→ What to work on:
Collect all lines below with the string "this".

Plotting code records
>>>

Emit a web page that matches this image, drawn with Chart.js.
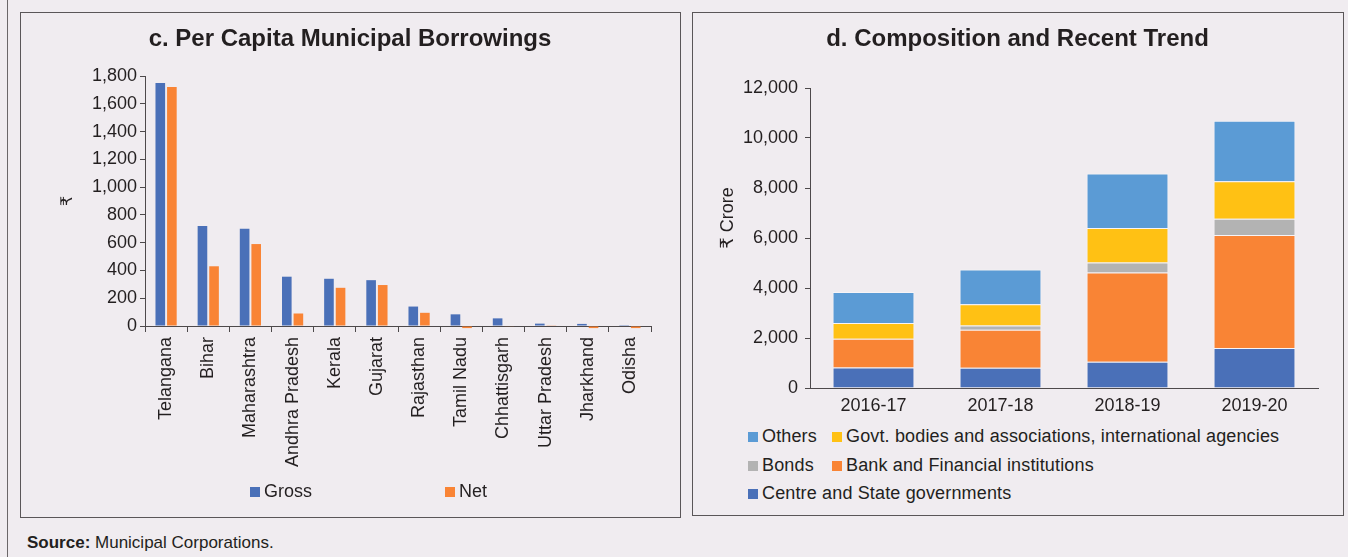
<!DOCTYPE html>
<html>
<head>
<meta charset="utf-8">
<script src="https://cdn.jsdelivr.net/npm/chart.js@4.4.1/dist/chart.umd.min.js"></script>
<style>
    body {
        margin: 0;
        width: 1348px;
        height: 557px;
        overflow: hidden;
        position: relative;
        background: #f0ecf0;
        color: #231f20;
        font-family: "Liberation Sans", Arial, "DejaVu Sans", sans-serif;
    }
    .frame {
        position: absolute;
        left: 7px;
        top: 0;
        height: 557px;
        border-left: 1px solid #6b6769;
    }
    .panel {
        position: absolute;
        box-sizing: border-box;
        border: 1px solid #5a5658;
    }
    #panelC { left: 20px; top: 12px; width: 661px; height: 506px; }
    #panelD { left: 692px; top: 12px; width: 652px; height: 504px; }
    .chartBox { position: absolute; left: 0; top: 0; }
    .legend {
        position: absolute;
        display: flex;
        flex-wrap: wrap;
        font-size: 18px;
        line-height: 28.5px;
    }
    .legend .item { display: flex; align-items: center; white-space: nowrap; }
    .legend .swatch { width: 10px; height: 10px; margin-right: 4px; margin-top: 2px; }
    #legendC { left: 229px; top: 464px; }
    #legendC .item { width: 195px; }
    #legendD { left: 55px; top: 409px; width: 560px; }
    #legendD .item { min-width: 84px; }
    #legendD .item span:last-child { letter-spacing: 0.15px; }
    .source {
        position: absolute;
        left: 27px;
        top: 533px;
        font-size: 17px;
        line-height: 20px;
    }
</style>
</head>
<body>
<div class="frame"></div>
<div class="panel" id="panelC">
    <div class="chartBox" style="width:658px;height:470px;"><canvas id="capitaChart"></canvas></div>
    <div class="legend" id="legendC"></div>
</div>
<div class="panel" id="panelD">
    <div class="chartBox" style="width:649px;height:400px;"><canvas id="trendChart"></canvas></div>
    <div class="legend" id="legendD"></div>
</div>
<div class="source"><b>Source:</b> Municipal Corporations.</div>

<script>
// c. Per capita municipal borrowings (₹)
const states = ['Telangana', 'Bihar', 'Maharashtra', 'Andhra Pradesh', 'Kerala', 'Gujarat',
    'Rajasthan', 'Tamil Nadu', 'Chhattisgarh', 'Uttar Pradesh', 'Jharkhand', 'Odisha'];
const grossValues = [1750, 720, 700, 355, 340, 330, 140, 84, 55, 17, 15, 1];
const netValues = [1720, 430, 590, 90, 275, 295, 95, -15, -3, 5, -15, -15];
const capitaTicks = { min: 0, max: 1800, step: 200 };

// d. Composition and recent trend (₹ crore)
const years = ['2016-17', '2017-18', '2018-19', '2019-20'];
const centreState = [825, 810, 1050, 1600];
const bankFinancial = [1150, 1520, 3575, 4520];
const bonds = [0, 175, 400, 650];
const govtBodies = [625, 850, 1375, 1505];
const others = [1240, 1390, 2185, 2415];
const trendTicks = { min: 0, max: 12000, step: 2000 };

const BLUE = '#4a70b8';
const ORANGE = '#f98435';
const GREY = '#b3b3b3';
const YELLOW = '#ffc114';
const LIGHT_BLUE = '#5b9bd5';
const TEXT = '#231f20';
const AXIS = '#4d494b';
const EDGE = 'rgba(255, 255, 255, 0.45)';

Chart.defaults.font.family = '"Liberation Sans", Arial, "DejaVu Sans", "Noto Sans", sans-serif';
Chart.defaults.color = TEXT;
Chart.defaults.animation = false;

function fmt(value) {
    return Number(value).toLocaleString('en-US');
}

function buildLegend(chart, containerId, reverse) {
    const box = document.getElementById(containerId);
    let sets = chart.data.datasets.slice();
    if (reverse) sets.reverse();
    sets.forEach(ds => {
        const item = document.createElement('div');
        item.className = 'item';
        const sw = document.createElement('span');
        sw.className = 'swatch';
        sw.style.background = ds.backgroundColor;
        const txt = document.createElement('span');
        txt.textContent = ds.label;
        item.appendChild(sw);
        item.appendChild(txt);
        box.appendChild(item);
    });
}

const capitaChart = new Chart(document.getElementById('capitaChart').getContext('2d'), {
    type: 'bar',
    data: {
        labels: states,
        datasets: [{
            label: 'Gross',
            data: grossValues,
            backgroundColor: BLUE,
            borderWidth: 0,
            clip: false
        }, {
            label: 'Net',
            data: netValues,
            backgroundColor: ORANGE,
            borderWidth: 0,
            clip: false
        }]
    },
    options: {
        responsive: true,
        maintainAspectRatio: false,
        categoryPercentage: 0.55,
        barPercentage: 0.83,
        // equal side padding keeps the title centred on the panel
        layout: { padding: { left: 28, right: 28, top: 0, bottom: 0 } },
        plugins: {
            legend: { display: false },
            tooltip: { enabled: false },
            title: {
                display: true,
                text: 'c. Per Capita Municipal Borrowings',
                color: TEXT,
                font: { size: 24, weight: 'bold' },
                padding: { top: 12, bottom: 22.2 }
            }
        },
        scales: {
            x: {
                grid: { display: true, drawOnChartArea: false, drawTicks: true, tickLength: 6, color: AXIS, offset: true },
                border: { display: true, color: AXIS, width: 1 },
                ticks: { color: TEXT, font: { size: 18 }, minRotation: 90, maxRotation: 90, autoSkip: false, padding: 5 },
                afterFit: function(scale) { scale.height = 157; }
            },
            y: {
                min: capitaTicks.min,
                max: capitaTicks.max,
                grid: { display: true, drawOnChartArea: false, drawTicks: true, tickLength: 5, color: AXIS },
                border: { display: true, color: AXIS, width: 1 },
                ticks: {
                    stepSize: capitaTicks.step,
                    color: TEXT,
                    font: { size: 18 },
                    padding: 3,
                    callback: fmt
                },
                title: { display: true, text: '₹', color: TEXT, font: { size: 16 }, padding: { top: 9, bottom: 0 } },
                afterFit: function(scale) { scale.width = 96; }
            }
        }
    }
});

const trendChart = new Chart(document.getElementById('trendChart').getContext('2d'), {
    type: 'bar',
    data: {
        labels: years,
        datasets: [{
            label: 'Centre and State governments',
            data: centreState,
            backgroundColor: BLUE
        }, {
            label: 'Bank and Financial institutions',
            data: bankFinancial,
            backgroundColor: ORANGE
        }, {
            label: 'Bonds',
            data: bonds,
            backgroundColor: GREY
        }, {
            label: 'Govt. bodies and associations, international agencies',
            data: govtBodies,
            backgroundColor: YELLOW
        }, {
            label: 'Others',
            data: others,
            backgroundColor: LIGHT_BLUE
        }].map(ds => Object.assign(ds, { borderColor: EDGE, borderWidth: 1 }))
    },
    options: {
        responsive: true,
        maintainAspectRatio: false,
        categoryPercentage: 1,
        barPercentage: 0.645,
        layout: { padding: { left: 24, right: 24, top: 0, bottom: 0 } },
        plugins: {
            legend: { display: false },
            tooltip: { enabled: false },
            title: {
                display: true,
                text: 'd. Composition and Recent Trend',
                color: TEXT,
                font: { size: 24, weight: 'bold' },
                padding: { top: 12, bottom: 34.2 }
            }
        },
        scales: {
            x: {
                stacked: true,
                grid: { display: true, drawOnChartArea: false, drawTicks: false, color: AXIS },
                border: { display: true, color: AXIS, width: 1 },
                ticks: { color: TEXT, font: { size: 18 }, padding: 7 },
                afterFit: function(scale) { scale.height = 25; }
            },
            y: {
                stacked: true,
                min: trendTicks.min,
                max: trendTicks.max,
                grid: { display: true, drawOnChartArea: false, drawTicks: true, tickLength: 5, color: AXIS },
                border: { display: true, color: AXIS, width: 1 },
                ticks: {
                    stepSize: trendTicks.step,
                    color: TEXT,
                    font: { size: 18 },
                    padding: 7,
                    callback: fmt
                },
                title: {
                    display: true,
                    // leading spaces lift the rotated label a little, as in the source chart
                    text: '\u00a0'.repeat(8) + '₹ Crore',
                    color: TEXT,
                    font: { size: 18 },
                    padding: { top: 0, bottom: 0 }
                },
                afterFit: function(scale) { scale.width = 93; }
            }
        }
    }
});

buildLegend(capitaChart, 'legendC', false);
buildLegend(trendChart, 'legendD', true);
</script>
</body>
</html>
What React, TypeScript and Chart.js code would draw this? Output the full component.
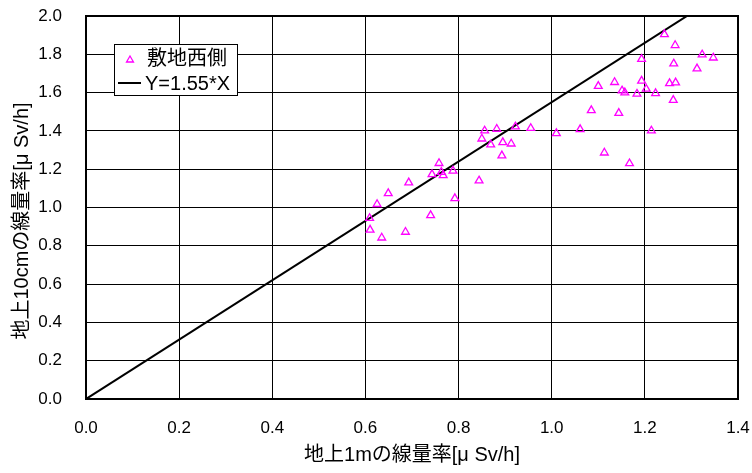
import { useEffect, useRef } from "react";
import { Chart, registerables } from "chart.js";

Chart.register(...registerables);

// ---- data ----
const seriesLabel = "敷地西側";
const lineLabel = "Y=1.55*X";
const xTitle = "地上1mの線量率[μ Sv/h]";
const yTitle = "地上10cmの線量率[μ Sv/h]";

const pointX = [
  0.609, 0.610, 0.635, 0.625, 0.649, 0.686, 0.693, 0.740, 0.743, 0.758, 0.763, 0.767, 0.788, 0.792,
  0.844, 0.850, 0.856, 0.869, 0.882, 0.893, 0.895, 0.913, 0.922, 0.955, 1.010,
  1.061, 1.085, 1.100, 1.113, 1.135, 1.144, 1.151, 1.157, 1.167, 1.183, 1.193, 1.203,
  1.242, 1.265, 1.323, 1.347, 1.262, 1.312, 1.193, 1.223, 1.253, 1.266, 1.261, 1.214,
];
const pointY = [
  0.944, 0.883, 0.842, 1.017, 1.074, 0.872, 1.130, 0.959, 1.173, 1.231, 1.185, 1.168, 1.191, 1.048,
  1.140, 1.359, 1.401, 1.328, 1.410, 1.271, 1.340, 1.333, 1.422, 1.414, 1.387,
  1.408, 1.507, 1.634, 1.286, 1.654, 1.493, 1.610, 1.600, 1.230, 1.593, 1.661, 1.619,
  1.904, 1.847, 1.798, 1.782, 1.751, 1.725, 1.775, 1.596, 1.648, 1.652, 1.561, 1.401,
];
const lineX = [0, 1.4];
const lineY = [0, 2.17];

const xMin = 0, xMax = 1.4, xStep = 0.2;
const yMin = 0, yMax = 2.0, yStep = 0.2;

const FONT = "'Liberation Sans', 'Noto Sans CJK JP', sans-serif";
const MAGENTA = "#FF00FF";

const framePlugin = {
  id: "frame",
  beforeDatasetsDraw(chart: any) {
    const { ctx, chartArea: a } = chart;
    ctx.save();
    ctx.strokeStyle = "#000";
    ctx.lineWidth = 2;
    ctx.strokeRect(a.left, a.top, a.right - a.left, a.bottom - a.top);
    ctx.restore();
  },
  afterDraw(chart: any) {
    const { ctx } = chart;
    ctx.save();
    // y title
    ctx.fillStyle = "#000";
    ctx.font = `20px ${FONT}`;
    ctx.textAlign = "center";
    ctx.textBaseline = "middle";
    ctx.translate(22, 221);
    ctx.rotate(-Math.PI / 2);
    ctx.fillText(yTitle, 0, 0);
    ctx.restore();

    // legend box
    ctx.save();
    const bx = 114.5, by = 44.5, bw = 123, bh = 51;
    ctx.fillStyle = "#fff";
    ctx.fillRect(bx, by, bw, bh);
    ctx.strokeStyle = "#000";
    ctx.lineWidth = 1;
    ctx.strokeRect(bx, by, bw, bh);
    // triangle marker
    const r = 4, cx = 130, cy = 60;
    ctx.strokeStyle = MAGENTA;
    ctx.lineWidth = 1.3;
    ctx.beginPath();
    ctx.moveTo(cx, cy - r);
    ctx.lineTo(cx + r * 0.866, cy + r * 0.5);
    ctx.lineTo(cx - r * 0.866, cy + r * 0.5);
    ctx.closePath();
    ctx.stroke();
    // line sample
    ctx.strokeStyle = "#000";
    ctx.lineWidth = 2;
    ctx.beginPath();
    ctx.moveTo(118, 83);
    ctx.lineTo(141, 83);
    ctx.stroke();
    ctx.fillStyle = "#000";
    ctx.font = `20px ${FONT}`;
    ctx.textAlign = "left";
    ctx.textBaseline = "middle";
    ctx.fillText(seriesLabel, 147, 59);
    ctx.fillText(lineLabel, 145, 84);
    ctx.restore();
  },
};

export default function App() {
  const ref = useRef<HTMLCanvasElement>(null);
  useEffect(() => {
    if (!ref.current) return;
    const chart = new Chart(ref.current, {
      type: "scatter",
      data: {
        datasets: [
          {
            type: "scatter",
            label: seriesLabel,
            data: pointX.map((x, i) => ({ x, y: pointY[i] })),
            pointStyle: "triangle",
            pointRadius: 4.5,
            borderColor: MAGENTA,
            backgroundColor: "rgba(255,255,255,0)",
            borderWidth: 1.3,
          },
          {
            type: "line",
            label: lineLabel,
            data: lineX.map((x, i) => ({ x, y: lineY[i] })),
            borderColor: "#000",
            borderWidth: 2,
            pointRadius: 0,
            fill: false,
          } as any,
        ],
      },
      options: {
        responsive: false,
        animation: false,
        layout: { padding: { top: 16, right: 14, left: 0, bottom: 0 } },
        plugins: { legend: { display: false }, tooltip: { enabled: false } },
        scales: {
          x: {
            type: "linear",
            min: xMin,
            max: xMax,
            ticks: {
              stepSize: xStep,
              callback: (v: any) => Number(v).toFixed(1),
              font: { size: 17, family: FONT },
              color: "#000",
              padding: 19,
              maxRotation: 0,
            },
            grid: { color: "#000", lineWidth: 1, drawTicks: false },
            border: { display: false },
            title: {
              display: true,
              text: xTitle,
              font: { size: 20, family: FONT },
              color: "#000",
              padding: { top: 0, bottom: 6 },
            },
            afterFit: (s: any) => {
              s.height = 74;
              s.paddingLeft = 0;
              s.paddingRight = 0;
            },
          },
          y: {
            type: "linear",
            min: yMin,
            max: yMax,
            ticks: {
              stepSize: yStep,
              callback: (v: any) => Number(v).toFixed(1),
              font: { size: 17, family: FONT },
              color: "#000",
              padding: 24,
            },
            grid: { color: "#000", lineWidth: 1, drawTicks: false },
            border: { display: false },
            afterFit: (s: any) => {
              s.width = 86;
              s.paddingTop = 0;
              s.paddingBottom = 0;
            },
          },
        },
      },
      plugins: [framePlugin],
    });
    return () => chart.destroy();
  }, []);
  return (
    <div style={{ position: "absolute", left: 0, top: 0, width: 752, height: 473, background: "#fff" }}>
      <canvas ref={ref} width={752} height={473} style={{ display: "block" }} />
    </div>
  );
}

<<<

→ Written solution:
Emit a web page that matches this image, drawn with Chart.js.
What React, TypeScript and Chart.js code would draw this? Output the full component.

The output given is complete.